I took your attached image and made more copies of them and put them all in directory (26 copy of the same image) and I run eynollah with these options -fl -light -di and it took 76.4 seconds per image. just for information in -light version the tool does binarization as default so -input_binary can be ignored with that version. I would appreciate if you provide me the full batch of images, my intention is to reproduce the same OOM error.
Here are 14 jp2 images for you to use to test (limited to 14 by the 25MB Github filesize allowance). I have also been trying to track down where things get bogged down in the code on my Windows PC, and it appears that I have nearly reached my 8GB of dedicated GPU memory when the first call in a loop to processes[i].start()
on line 1109 in is made in eynollah.py
. From that point, the loop is executed extremely slowly and my 'virtual' GPU memory is slowly increasing until the OOM error occurs on the sixth time through the loop. This is all occurring with the first image, so I think my problem is actually insufficient GPU memory when using the batch image input option. That makes sense thinking about your comment that the batch image option keeps all the models in memory. When I use eynollah_light
with the --light_version
option for a single input file (using --image
input), my GPU memory peaks at about 6.5GB, and an image that took 244.5 seconds to run using the --original
method only took 204.1 seconds.
BTW, is there an option in eynollah to segment into words? If so, I'd like to try it with ABINet for the text recognition step.

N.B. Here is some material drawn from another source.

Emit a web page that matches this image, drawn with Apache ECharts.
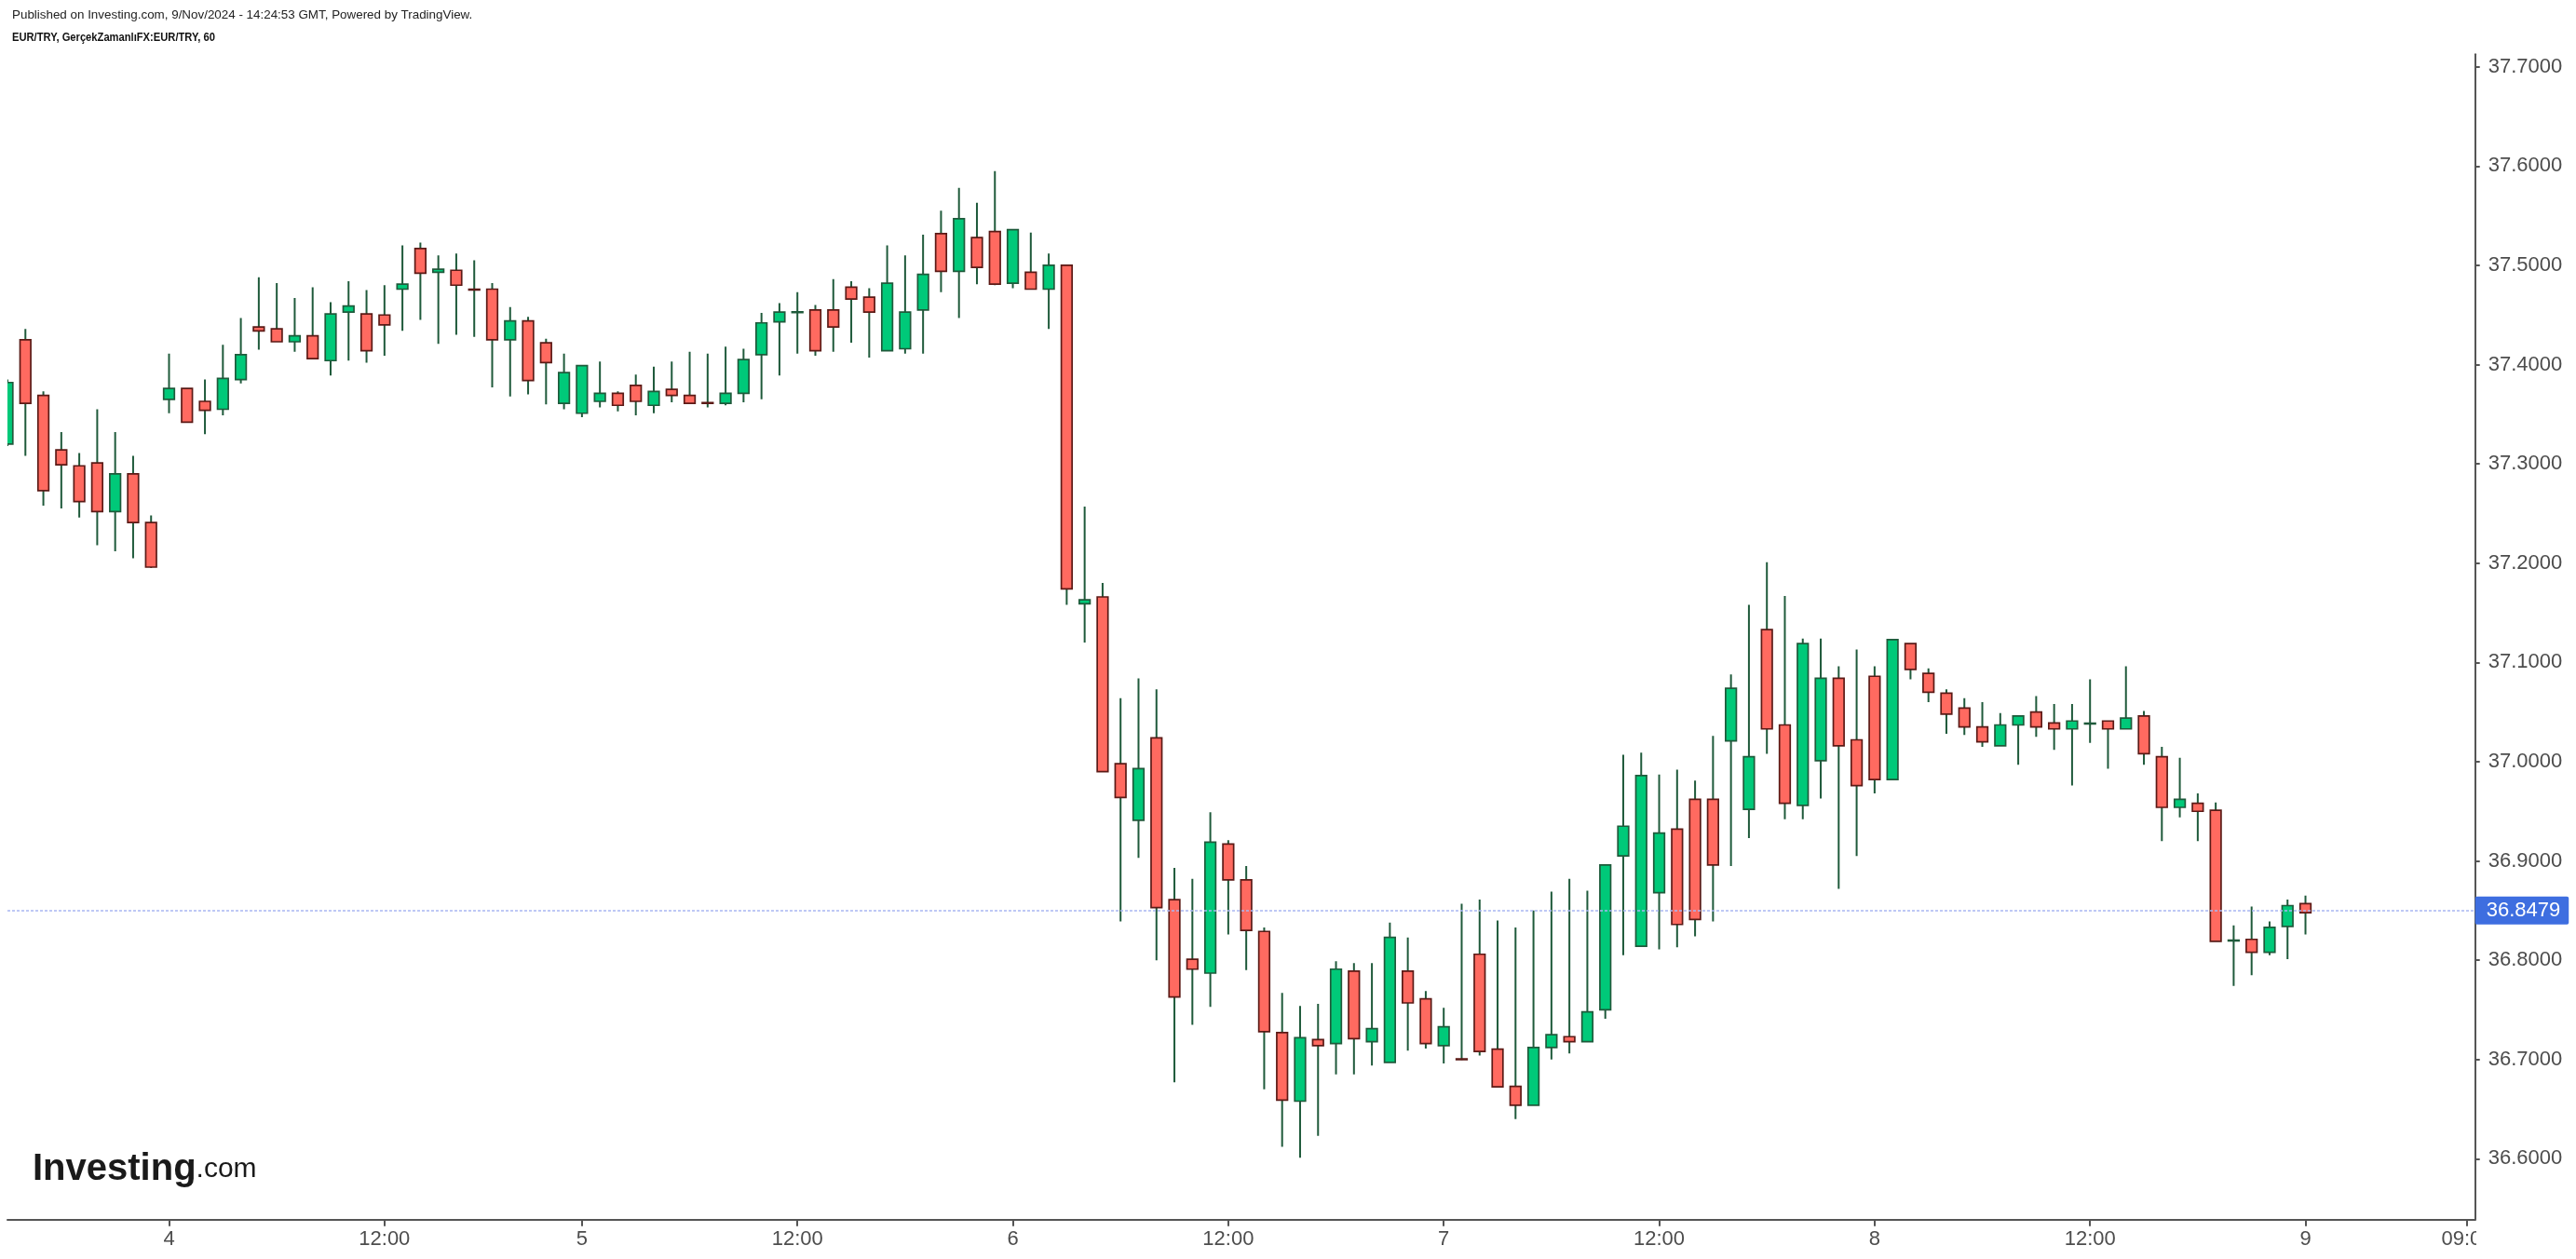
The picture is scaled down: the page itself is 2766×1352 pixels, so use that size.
<!DOCTYPE html>
<html><head><meta charset="utf-8">
<script src="https://cdn.jsdelivr.net/npm/echarts@6.0.0/dist/echarts.min.js"></script>
<style>html,body{margin:0;padding:0;background:#fff}#c{width:2766px;height:1352px}</style>
</head><body><div id="c"></div>
<script>
const opens = [37.320,37.425,37.369,37.314,37.298,37.301,37.252,37.290,37.241,37.365,
37.376,37.363,37.355,37.385,37.438,37.436,37.423,37.429,37.404,37.453,
37.451,37.450,37.476,37.517,37.493,37.495,37.4760,37.476,37.425,37.444,
37.422,37.361,37.351,37.363,37.371,37.379,37.359,37.375,37.369,37.3616,
37.361,37.371,37.410,37.443,37.4528,37.455,37.455,37.478,37.468,37.414,
37.416,37.455,37.532,37.494,37.528,37.534,37.482,37.493,37.476,37.500,
37.159,37.166,36.998,36.941,37.024,36.861,36.801,36.787,36.917,36.881,
36.829,36.727,36.658,36.720,36.716,36.789,36.718,36.697,36.789,36.761,
36.714,36.7006,36.806,36.7105,36.673,36.654,36.712,36.723,36.718,36.750,
36.905,36.814,36.868,36.932,36.962,36.962,37.021,36.952,37.133,37.037,
36.956,37.001,37.084,37.022,37.086,36.982,37.119,37.089,37.069,37.054,
37.035,37.016,37.037,37.050,37.039,37.033,37.0385,37.041,37.033,37.046,
37.005,36.954,36.958,36.951,36.8199,36.821,36.808,36.834,36.857];
const closes = [37.382,37.361,37.273,37.299,37.262,37.252,37.290,37.241,37.196,37.376,
37.342,37.354,37.386,37.410,37.434,37.423,37.429,37.406,37.451,37.459,
37.414,37.440,37.481,37.492,37.496,37.480,37.4756,37.425,37.444,37.384,
37.402,37.392,37.399,37.371,37.359,37.363,37.373,37.369,37.361,37.3612,
37.371,37.405,37.442,37.453,37.4532,37.414,37.438,37.466,37.453,37.482,
37.453,37.491,37.494,37.547,37.498,37.481,37.536,37.476,37.500,37.174,
37.163,36.990,36.964,36.993,36.853,36.763,36.791,36.919,36.881,36.830,
36.728,36.659,36.722,36.714,36.791,36.721,36.731,36.823,36.757,36.716,
36.733,36.6998,36.708,36.6725,36.654,36.712,36.725,36.718,36.748,36.896,
36.935,36.986,36.928,36.836,36.841,36.896,37.074,37.005,37.033,36.958,
37.119,37.084,37.016,36.976,36.982,37.123,37.093,37.070,37.048,37.035,
37.020,37.037,37.046,37.035,37.033,37.041,37.0389,37.033,37.044,37.008,
36.954,36.962,36.950,36.819,36.8203,36.808,36.833,36.855,36.8479];
const lows = [37.318,37.308,37.258,37.255,37.246,37.218,37.212,37.205,37.195,37.351,
37.342,37.330,37.349,37.381,37.415,37.423,37.413,37.406,37.389,37.404,
37.402,37.409,37.434,37.445,37.421,37.430,37.428,37.377,37.368,37.370,
37.360,37.355,37.347,37.357,37.353,37.349,37.351,37.362,37.361,37.357,
37.359,37.362,37.365,37.389,37.411,37.409,37.413,37.422,37.407,37.414,
37.411,37.411,37.473,37.447,37.481,37.480,37.477,37.476,37.436,37.158,
37.120,36.990,36.839,36.903,36.800,36.677,36.735,36.753,36.826,36.790,
36.670,36.612,36.601,36.623,36.685,36.685,36.694,36.697,36.709,36.711,
36.696,36.6995,36.704,36.6725,36.640,36.654,36.700,36.706,36.718,36.741,
36.805,36.814,36.811,36.813,36.824,36.839,36.895,36.923,37.008,36.942,
36.942,36.963,36.872,36.905,36.968,36.982,37.083,37.060,37.028,37.027,
37.015,37.016,36.997,37.025,37.012,36.976,37.019,36.993,37.033,36.997,
36.920,36.944,36.920,36.819,36.774,36.785,36.805,36.801,36.826];
const highs = [37.385,37.436,37.373,37.332,37.311,37.355,37.332,37.308,37.248,37.411,
37.376,37.385,37.420,37.447,37.488,37.482,37.467,37.478,37.463,37.484,
37.475,37.480,37.520,37.523,37.510,37.512,37.505,37.482,37.458,37.448,
37.426,37.411,37.399,37.403,37.373,37.390,37.398,37.403,37.413,37.411,
37.418,37.416,37.452,37.462,37.473,37.460,37.486,37.484,37.477,37.520,
37.510,37.531,37.555,37.578,37.563,37.595,37.536,37.533,37.512,37.500,
37.257,37.180,37.064,37.084,37.073,36.893,36.882,36.949,36.921,36.895,
36.833,36.767,36.754,36.756,36.799,36.797,36.797,36.838,36.823,36.769,
36.752,36.857,36.861,36.840,36.833,36.850,36.869,36.882,36.870,36.896,
37.007,37.009,36.987,36.992,36.981,37.026,37.088,37.158,37.201,37.167,
37.124,37.124,37.096,37.113,37.096,37.123,37.119,37.094,37.073,37.064,
37.060,37.049,37.046,37.066,37.058,37.058,37.083,37.041,37.096,37.051,
37.015,37.004,36.968,36.959,36.835,36.854,36.839,36.861,36.865];
const xTickBars = [9,21,32,44,56,68,80,92,104,116,128,137];
const xTickLabels = ['4','12:00','5','12:00','6','12:00','7','12:00','8','12:00','9','09:00'];
const yTicks = [36.6,36.7,36.8,36.9,37.0,37.1,37.2,37.3,37.4,37.5,37.6,37.7];
const lastPrice = 36.8479;
const headerLine1 = 'Published on Investing.com, 9/Nov/2024 - 14:24:53 GMT, Powered by TradingView.';
const headerLine2 = 'EUR/TRY, GerçekZamanlıFX:EUR/TRY, 60';

const WICK = '#1f5a3b', UP = '#00c979', UPB = '#1f5a3b', DN = '#ff6a60', DNB = '#5b1a16';
const FONT = '"Liberation Sans", Arial, sans-serif';
const chart = echarts.init(document.getElementById('c'), null, {renderer: 'canvas'});
const data = opens.map((o, i) => [i, o, closes[i], lows[i], highs[i]]);

chart.setOption({
  animation: false,
  backgroundColor: '#ffffff',
  grid: {left: 8, right: 108.3, top: 58.3, bottom: 42.3, containLabel: false},
  xAxis: {
    type: 'value', min: 0, max: 137.45,
    axisLine: {show: true, onZero: false, lineStyle: {color: '#555555', width: 2}},
    axisTick: {show: true, length: 7, lineStyle: {color: '#555555', width: 2}, customValues: xTickBars},
    axisLabel: {customValues: xTickBars, margin: 10, color: '#4d4d4d', fontSize: 22, fontFamily: FONT,
      formatter: v => { const k = xTickBars.indexOf(Math.round(v)); return k >= 0 ? xTickLabels[k] : ''; }},
    splitLine: {show: false}
  },
  yAxis: {
    type: 'value', position: 'right', min: 36.5387, max: 37.7126,
    axisLine: {show: true, onZero: false, lineStyle: {color: '#555555', width: 2}},
    axisTick: {show: true, length: 5, lineStyle: {color: '#555555', width: 2}, customValues: yTicks},
    axisLabel: {customValues: yTicks, margin: 14, color: '#4d4d4d', fontSize: 22, fontFamily: FONT,
      formatter: v => v.toFixed(4)},
    splitLine: {show: false}
  },
  series: [{
    type: 'custom',
    clip: true,
    data: data,
    encode: {x: 0, y: [1, 2, 3, 4]},
    renderItem: (params, api) => {
      const i = api.value(0), o = api.value(1), c = api.value(2), l = api.value(3), h = api.value(4);
      const pH = api.coord([i, h]), pL = api.coord([i, l]);
      const pO = api.coord([i, o]), pC = api.coord([i, c]);
      const up = c >= o;
      const bw = api.size([1, 0])[0] * 0.6;
      const top = Math.min(pO[1], pC[1]), bot = Math.max(pO[1], pC[1]);
      return {type: 'group', children: [
        {type: 'line', shape: {x1: pH[0], y1: pH[1], x2: pL[0], y2: pL[1]}, style: {stroke: WICK, lineWidth: 2}},
        {type: 'rect', shape: {x: pO[0] - bw / 2, y: top, width: bw, height: Math.max(bot - top, 0.8)},
          style: {fill: up ? UP : DN, stroke: up ? UPB : DNB, lineWidth: 1.7}}
      ]};
    },
    markLine: {
      silent: true, symbol: 'none', animation: false,
      lineStyle: {color: '#a9b7f2', width: 1.5, type: [3, 2]},
      label: {position: 'end', distance: 0, formatter: () => lastPrice.toFixed(4),
        backgroundColor: '#3e6ee0', color: '#ffffff', fontSize: 22, fontFamily: FONT,
        padding: [4, 9, 4, 12], borderRadius: 2},
      data: [{yAxis: lastPrice}]
    }
  }],
  graphic: [
    {type: 'rect', z: 100, shape: {x: 2659, y: 1312, width: 107, height: 40}, style: {fill: '#ffffff'}},
    {type: 'text', x: 13, y: 10, z: 100, style: {text: headerLine1, font: '13.4px "Liberation Sans", Arial', fill: '#222222'}},
    {type: 'text', x: 13, y: 34, z: 100, scaleX: 0.86, style: {text: headerLine2, font: 'bold 13px "Liberation Sans", Arial', fill: '#111111'}},
    {type: 'text', x: 35, y: 1236, z: 100, style: {
      text: '{a|Investing}{b|.com}',
      rich: {
        a: {font: 'bold 40px "Liberation Sans", Arial', fill: '#1a1a1a'},
        b: {font: '30px "Liberation Sans", Arial', fill: '#1a1a1a'}
      }}}
  ]
});
</script></body></html>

is there an option in eynollah to segment into words
I'm afraid no, and likely never will. We only use text line recognizers like Calamari or recent versions of Tesseract these days. Both can segment lines into words starting from Eynollah output.
We have another project OCR-D where you can construct more complex workflows including e.g. segmentation with Eynollah and subsequent text recognition. It requires some specific data formats (e.g. METS xml containers for image files), but we're always happy to help via our public chat at https://gitter.im/OCR-D/Lobby.
Thanks! I have actually just finished trying the 3 Calamari models in OCR-D (i.e., running ocrd-calamari-recognize) after segmentation with
ocrd-eynollah-segment for one of the images I sent you, and the results were not that good. I’ve tested ABINet to recognize text (using a colab script in mmocr with word segmentation capabilities they offer) for the same image, and it was excellent in recognizing words whenever the word segmentation captured a decent image of a word. But a number of words were not captured by the word segmentation methods in mmocr, so I am looking for alternatives. I’ll put a question on the public chat you suggested and see what responses it brings.
Thanks again!
Hi
I'm sorry that I forgot to close this issue out previously, and I apologize that it strayed from the original issue to one involving eynollah_light
(though I am still interested in the question of whether there is a need for a much larger GPU memory when using the batch option in eynollah_light
). BTW, after segmentation with ocrd-eynollah-segment
I used ocrd-tesserocr-recognize
in OCR-D with the normal eng
model, and I found that it not only does the word segmentation I had asked about, but that the results are much better than I got with the Calamari models.